> [WHAT YOU ARE ASKED TO DO] Give again only the lines running from the one with "Generate a web" through the one with "const LINE = '#0072BD';", inclusive. Omit every picture.

> [INPUT ROWS]
---

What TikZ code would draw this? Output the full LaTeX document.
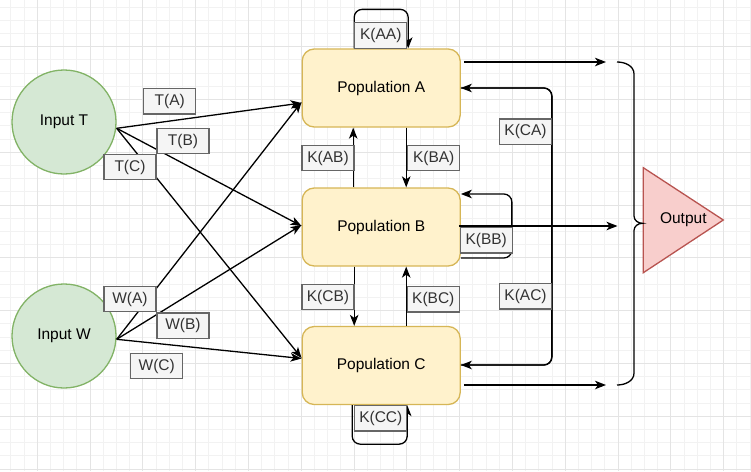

---

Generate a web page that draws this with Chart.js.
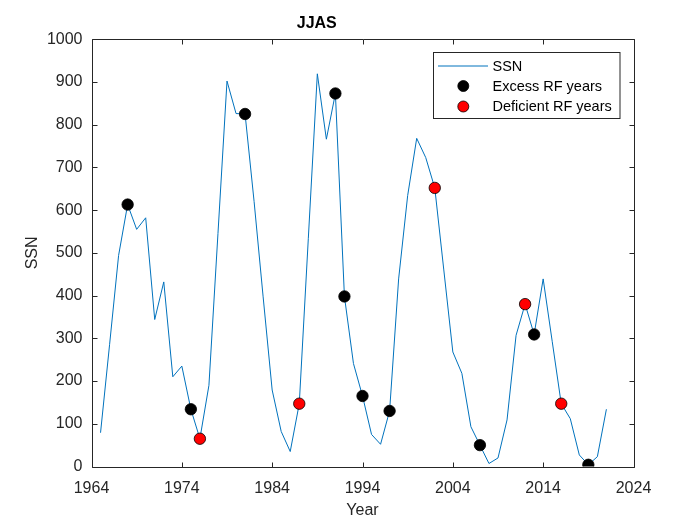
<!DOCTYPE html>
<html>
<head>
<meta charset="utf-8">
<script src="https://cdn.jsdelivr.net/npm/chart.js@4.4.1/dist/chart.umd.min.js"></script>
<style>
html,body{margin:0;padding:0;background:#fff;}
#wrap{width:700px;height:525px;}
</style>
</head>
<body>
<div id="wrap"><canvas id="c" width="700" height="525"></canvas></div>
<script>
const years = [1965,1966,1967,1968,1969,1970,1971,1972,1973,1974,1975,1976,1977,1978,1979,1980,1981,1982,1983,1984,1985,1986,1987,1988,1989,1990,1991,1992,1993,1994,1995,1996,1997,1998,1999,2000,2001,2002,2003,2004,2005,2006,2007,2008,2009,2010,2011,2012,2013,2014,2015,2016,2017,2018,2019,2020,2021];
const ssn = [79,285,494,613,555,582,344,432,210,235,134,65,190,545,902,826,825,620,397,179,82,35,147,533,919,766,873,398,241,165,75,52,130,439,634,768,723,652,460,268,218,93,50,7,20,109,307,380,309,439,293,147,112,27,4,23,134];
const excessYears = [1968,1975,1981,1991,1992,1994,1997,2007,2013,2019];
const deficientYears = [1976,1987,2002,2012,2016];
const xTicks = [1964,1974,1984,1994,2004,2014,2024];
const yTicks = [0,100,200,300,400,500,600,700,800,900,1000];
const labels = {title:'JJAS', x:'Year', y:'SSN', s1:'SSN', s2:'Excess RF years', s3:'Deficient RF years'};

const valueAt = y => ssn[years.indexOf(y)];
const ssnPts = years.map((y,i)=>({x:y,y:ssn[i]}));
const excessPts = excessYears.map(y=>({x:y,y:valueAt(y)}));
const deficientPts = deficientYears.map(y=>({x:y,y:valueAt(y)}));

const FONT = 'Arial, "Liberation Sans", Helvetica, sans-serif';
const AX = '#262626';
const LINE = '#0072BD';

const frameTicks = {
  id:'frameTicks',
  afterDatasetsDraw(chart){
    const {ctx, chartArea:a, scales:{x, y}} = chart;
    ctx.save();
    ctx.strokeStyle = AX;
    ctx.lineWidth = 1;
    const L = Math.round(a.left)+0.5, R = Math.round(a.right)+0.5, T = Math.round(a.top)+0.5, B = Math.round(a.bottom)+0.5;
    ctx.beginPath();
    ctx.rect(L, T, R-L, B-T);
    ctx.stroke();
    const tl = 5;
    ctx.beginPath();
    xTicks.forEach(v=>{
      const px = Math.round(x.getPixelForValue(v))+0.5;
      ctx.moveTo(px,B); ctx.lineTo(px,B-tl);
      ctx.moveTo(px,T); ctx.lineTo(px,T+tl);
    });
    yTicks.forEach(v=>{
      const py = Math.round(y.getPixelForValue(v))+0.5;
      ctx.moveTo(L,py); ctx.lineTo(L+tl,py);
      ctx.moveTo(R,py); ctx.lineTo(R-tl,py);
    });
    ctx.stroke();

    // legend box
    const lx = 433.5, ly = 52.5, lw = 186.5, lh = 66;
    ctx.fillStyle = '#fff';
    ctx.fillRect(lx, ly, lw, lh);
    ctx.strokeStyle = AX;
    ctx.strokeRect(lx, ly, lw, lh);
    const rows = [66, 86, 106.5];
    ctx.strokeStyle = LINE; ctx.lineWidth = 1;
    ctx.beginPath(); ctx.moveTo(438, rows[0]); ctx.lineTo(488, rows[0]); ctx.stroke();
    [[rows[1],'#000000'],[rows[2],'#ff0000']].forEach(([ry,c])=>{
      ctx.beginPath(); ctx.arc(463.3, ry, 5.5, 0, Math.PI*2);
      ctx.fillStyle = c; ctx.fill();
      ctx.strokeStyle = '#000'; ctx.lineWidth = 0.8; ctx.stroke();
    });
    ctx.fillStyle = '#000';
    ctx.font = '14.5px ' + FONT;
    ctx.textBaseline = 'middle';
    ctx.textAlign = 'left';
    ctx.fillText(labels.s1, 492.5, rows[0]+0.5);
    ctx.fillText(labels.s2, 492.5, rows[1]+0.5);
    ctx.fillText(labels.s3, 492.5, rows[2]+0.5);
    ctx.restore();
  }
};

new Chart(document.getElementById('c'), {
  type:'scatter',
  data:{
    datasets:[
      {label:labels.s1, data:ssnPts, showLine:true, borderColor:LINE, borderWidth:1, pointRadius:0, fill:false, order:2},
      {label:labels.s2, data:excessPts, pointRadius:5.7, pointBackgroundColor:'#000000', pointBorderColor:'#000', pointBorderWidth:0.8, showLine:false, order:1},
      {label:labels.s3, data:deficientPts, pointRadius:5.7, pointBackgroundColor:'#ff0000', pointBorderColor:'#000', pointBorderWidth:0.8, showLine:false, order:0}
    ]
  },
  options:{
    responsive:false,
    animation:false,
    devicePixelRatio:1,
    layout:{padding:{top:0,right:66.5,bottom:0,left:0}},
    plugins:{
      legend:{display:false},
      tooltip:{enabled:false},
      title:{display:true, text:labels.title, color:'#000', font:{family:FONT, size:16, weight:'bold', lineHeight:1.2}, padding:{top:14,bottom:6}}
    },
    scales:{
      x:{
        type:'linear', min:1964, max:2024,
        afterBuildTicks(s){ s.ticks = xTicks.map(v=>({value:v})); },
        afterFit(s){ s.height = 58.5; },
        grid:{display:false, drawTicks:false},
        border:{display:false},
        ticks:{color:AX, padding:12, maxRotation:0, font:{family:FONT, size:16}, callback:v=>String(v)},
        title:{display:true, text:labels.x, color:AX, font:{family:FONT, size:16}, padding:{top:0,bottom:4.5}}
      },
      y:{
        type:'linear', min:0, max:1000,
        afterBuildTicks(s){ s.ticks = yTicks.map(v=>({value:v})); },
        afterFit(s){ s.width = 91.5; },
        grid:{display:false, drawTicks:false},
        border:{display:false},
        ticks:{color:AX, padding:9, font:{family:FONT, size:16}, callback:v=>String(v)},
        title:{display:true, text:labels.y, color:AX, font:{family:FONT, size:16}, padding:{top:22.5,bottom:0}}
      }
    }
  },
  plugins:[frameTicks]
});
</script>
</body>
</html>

---

> [ANSWER IN FULL]
Generate a web page that draws this with Chart.js.
<!DOCTYPE html>
<html>
<head>
<meta charset="utf-8">
<script src="https://cdn.jsdelivr.net/npm/chart.js@4.4.1/dist/chart.umd.min.js"></script>
<style>
html,body{margin:0;padding:0;background:#fff;}
#wrap{width:700px;height:525px;}
</style>
</head>
<body>
<div id="wrap"><canvas id="c" width="700" height="525"></canvas></div>
<script>
const years = [1965,1966,1967,1968,1969,1970,1971,1972,1973,1974,1975,1976,1977,1978,1979,1980,1981,1982,1983,1984,1985,1986,1987,1988,1989,1990,1991,1992,1993,1994,1995,1996,1997,1998,1999,2000,2001,2002,2003,2004,2005,2006,2007,2008,2009,2010,2011,2012,2013,2014,2015,2016,2017,2018,2019,2020,2021];
const ssn = [79,285,494,613,555,582,344,432,210,235,134,65,190,545,902,826,825,620,397,179,82,35,147,533,919,766,873,398,241,165,75,52,130,439,634,768,723,652,460,268,218,93,50,7,20,109,307,380,309,439,293,147,112,27,4,23,134];
const excessYears = [1968,1975,1981,1991,1992,1994,1997,2007,2013,2019];
const deficientYears = [1976,1987,2002,2012,2016];
const xTicks = [1964,1974,1984,1994,2004,2014,2024];
const yTicks = [0,100,200,300,400,500,600,700,800,900,1000];
const labels = {title:'JJAS', x:'Year', y:'SSN', s1:'SSN', s2:'Excess RF years', s3:'Deficient RF years'};

const valueAt = y => ssn[years.indexOf(y)];
const ssnPts = years.map((y,i)=>({x:y,y:ssn[i]}));
const excessPts = excessYears.map(y=>({x:y,y:valueAt(y)}));
const deficientPts = deficientYears.map(y=>({x:y,y:valueAt(y)}));

const FONT = 'Arial, "Liberation Sans", Helvetica, sans-serif';
const AX = '#262626';
const LINE = '#0072BD';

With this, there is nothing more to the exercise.